In their perspective, seven ended up being the length of the week by chance.


But why did God pick “7”? 7 does not divide evenly into 365.25 (days in a year) or 29.5 (days in a lunar cycle), so our weeks and months and years do not combine into nice units (as every accountant can complain). Is 7 actually the best length of the week?


Let’s remember that the Babylonians came up with a 7-day week independently (although I would not be the least surprised to learn of Jewish influence that no one talks about). They did so based on the lunar cycle (4 7-day weeks is the closest repeatable approximation of a full lunar cycle), believing that the rhythm of the heavens informs the rhythm of the earth. (We know that God did put all of that together, but I think they meant more by that than we would be comfortable with.)
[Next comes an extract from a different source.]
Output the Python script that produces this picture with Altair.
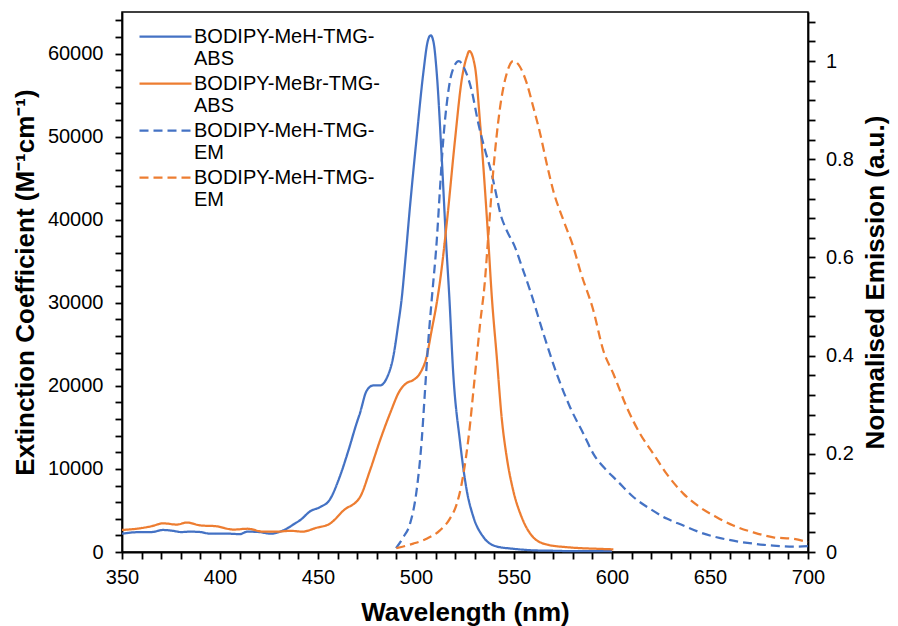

I don’t think we can create an effective “experiment” to determine if a 6-day week or an 8-day week is “better” because no one would agree on it or interpret the data the same way. I can only look at my own experience an imagine if the week were a day longer or shorter. In my heart, I believe that God picked 7 because that’s best for us. And the fact that it doesn’t mesh cleanly with our calendar month and calendar year tells me that the weeks and seasons are more important measures of time than the calendar month. And indeed, that’s how God set up the original Hebrew calendrical months:


They were to guide the people through the agricultural cycle, keep them in tune "with the land" so to speak. And throughout, God had His people keep the underlying cycle of 6+1 -- a seventh day to rest and worship. That how God created us, so that's how we ought to operate.